Asked about the spokesman’s remarks, Mr. Pompeo said: “We don’t know the answer to the question about the precise origination point.”

“But we do know this: We know that the first sightings of this occurred within miles of the Wuhan Institute of Virology. We know the history of the facility, the first BSL-4 lab where there’s high-end virus research being conducted, took place at that site. We know that the Chinese Communist Party, when it began to evaluate what to do inside of Wuhan, considered whether the WIVwas, in fact, the place where this came from.”

“And most importantly, we know they’ve not permitted the world’s scientists to go into that laboratory to evaluate what took place there, what’s happening there, what’s happening there even as we speak,” Mr. Pompeo said in a separate interview Friday on the Hugh Hewitt radio show.

Army Gen. Mark Milley, chairman of the Joint Chiefs of Staff, told reporters this week that U.S. intelligence agencies are investigating whether the virus may have been released from a laboratory.

‘At this point, it’s inconclusive although the weight of evidence seems to indicate natural [origin], but we don’t know for certain,” Gen. Milley told reporters at the Pentagon.

Markets and labs

China initially said the outbreak in Wuhan was linked to tainted meat at wild animal market. However, a Chinese study said the first known person infected with the virus had no connection to the market.

The two main theories regarding the origin of the virus are that the bat-origin pathogen infected an animal at a wild animal market that then infected humans, or leaked out of a Wuhan laboratory where it was being studied. Scientists say details and samples of the virus from Wuhan are needed for developing therapies and vaccines, and for responding to future health crises.

China’s Wuhan Institute of Virology hosts the nation’s sole P-4 high-security laboratory capable of working with deadly pathogens. It is called the National Biosafety Laboratory.

Additionally, according to Chinese state-controlled media, the Wuhan Centers for Disease Control and Prevention, has conducted extensive research on bat coronaviruses.

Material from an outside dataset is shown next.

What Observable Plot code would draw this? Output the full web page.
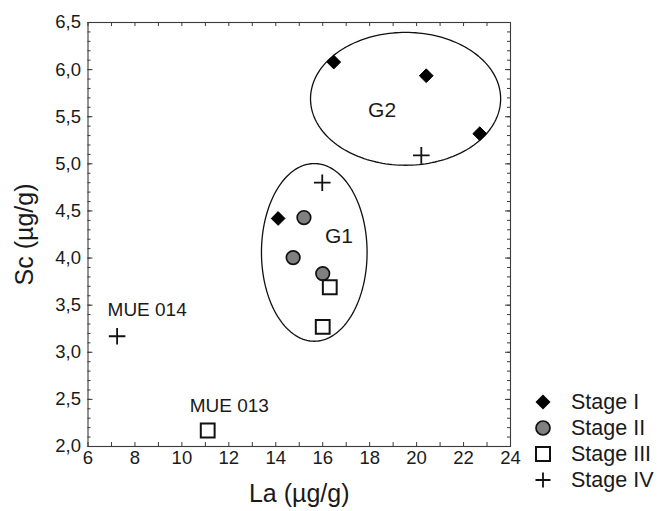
<!DOCTYPE html>
<html><head><meta charset="utf-8">
<script src="https://cdn.jsdelivr.net/npm/d3@7"></script>
<script src="https://cdn.jsdelivr.net/npm/@observablehq/plot@0.6"></script>
<style>
body{margin:0;background:#fff;font-family:"Liberation Sans",Arial,sans-serif;}
#wrap{position:relative;width:659px;height:511px;}
#legend{position:absolute;left:532px;top:389px;font-size:21.5px;color:#1a1a1a;}
.row{display:flex;align-items:center;height:26px;}
.row svg{width:22px;height:22px;margin-right:17px;}
</style></head><body>
<div id="wrap"><div id="chart"></div><div id="legend"></div></div>
<script>
// ---- data ----
const stageNames = ["Stage I", "Stage II", "Stage III", "Stage IV"];
const stageILa  = [16.47, 20.41, 22.69, 14.10];
const stageISc  = [6.08, 5.935, 5.32, 4.42];
const stageIILa = [15.20, 14.74, 16.00];
const stageIISc = [4.43, 4.005, 3.835];
const stageIIILa = [16.30, 16.00, 11.10];
const stageIIISc = [3.69, 3.27, 2.17];
const stageIVLa = [20.20, 15.98, 7.24];
const stageIVSc = [5.09, 4.80, 3.17];

const groupNames = ["G1", "G2"];
const groupCx = [15.64, 19.53];
const groupCy = [4.06, 5.69];
const groupRx = [2.25, 4.05];
const groupRy = [0.943, 0.705];
const groupLabelLa = [16.69, 18.53];
const groupLabelSc = [4.23, 5.57];

const noteTexts = ["MUE 014", "MUE 013"];
const noteLa = [8.52, 12.02];
const noteSc = [3.45, 2.43];

const xTickLabels = [6, 8, 10, 12, 14, 16, 18, 20, 22, 24];
const yTickLabels = [2.0, 2.5, 3.0, 3.5, 4.0, 4.5, 5.0, 5.5, 6.0, 6.5];
const xTitle = "La (µg/g)";
const yTitle = "Sc (µg/g)";

// ---- build tables ----
const pts = (xs, ys) => xs.map((x, i) => ({la: x, sc: ys[i]}));
const sI = pts(stageILa, stageISc), sII = pts(stageIILa, stageIISc),
      sIII = pts(stageIIILa, stageIIISc), sIV = pts(stageIVLa, stageIVSc);
const ellipses = groupNames.flatMap((g, i) =>
  d3.range(0, 360, 2).map(a => ({g,
    la: groupCx[i] + groupRx[i] * Math.cos(a * Math.PI / 180),
    sc: groupCy[i] + groupRy[i] * Math.sin(a * Math.PI / 180)})));
const groupLabels = groupNames.map((g, i) => ({g, la: groupLabelLa[i], sc: groupLabelSc[i]}));
const notes = noteTexts.map((t, i) => ({t, la: noteLa[i], sc: noteSc[i]}));

const W = 659, H = 511, mL = 87.5, mR = 149, mT = 22, mB = 65;
const pw = W - mL - mR, ph = H - mT - mB;
const minorX = d3.range(6, 24.01, 1);
const minorY = d3.range(20, 66).map(d => d / 10);
const majorY = yTickLabels;
const fmt = d => d.toFixed(1).replace(".", ",");
const ink = "#3a3a3a";

const chart = Plot.plot({
  width: W, height: H,
  marginLeft: mL, marginRight: mR, marginTop: mT, marginBottom: mB,
  x: {domain: [6, 24]},
  y: {domain: [2, 6.5]},
  style: {fontFamily: '"Liberation Sans", Arial, sans-serif', fontSize: "18.5px", color: "#1a1a1a", background: "#fff"},
  marks: [
    Plot.frame({stroke: ink, strokeWidth: 1.1}),
    Plot.tickX(minorX, {x: d => d, insetTop: ph - 4, stroke: ink}),
    Plot.tickX(minorX, {x: d => d, insetBottom: ph - 4, stroke: ink}),
    Plot.tickY(minorY, {y: d => d, insetRight: pw - 3, stroke: ink}),
    Plot.tickY(minorY, {y: d => d, insetLeft: pw - 3, stroke: ink}),
    Plot.tickY(majorY, {y: d => d, insetRight: pw - 5, stroke: ink}),
    Plot.tickY(majorY, {y: d => d, insetLeft: pw - 5, stroke: ink}),
    Plot.axisX({ticks: xTickLabels, tickSize: 0, tickPadding: 4, fontSize: 18.5, label: null, tickFormat: d => d}),
    Plot.axisY({ticks: yTickLabels, tickSize: 0, tickPadding: 7, fontSize: 18.5, label: null, tickFormat: fmt}),
    Plot.text([xTitle], {frameAnchor: "bottom", textAnchor: "middle", lineAnchor: "middle", dy: 47, fontSize: 25, text: d => d}),
    Plot.text([yTitle], {frameAnchor: "left", textAnchor: "middle", lineAnchor: "middle", dx: -63, rotate: -90, fontSize: 25, text: d => d}),
    Plot.line(ellipses, {x: "la", y: "sc", z: "g", curve: "linear-closed", stroke: "#111", strokeWidth: 1.3}),
    Plot.text(groupLabels, {x: "la", y: "sc", text: "g", fontSize: 21}),
    Plot.text(notes, {x: "la", y: "sc", text: "t", fontSize: 19}),
    Plot.dot(sI, {x: "la", y: "sc", symbol: "diamond2", r: 6.2, fill: "#000", stroke: "#000", strokeWidth: 1}),
    Plot.dot(sII, {x: "la", y: "sc", symbol: "circle", r: 6.8, fill: "#808080", stroke: "#111", strokeWidth: 1.7}),
    Plot.dot(sIII, {x: "la", y: "sc", symbol: "square", r: 7.8, fill: "#fff", stroke: "#111", strokeWidth: 2}),
    Plot.dot(sIV, {x: "la", y: "sc", symbol: "plus", r: 5.4, stroke: "#111", strokeWidth: 1.8})
  ]
});
document.getElementById("chart").appendChild(chart);

// ---- legend ----
const legendSym = [
  '<polygon points="11,3.5 18.5,11 11,18.5 3.5,11" fill="#000"/>',
  '<circle cx="11" cy="11" r="7" fill="#808080" stroke="#111" stroke-width="1.7"/>',
  '<rect x="4" y="4" width="14" height="14" fill="#fff" stroke="#111" stroke-width="2"/>',
  '<path d="M11 3.5V18.5M3.5 11H18.5" stroke="#111" stroke-width="1.8"/>'
];
document.getElementById("legend").innerHTML = stageNames.map((s, i) =>
  `<div class="row"><svg viewBox="0 0 22 22">${legendSym[i]}</svg><span>${s}</span></div>`).join("");
</script>
</body></html>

Both laboratories are less than 10 miles from the wild animal market in Wuhan that Chinese authorities initially said was the source of the outbreak.

However, the market was closed on Jan. 1 and completely scrubbed down in a bid to disinfect the market. The cleaning also eliminated any infected animals that may have transmitted the virus to humans.

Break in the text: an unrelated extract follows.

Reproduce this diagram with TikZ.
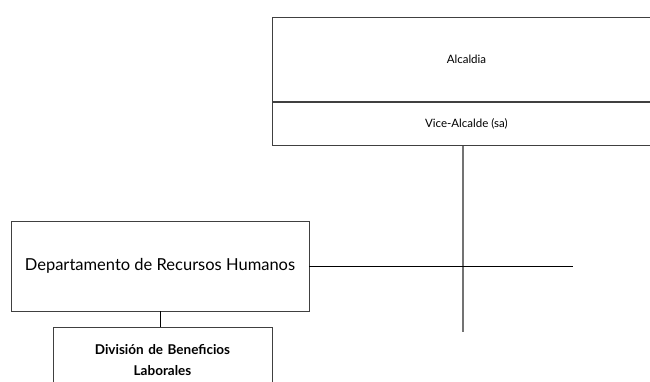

China initially agreed to provide virus samples to the United States but later refused to do so.

China also refused to allow U.S. and international virus and disease experts to visit Wuhan for several weeks after the outbreak, which began in December, was formally acknowledged by the Chinese government in late January, further limiting the ability to determine the virus origin.

News reports this week quoting anonymous sources said the virus was traced by the U.S. government to the Wuhan Institute of Virology. The reports said a worker at the Institute contracted the disease and then spread it throughout the city of 11 million people.

The Washington Times reported April 4 that a YouTube video from China disclosed that a researcher at the Wuhan Institute of Virology is suspected of being “Patient Zero” for the new disease outbreak.

The lab worker was accidentally infected and died, later spreading the highly-contagious disease during a funeral.

The outbreak began Dec. 1 in Wuhan and then spread throughout China and world, accelerating with mass travel by Chinese from Wuhan during the Lunar New Year in late January.

Mr. Pompeo defended U.S. efforts to press China regarding the origin of the virus.

“It is completely appropriate that the world ask the right questions,” he said.

The secretary that President Trump took action to cut off American funding for the World Health Organization over frustrations with the U.N. group’s failure to provide accurate information on the disease.

Once the information is obtained there will be a time to hold people and governments accountable.

“We’ll be able to attribute what happened, who did what, and we can move on from what is now an incident that has destroyed so much wealth not only here in the United States but all across the world,” Mr. Pompeo said.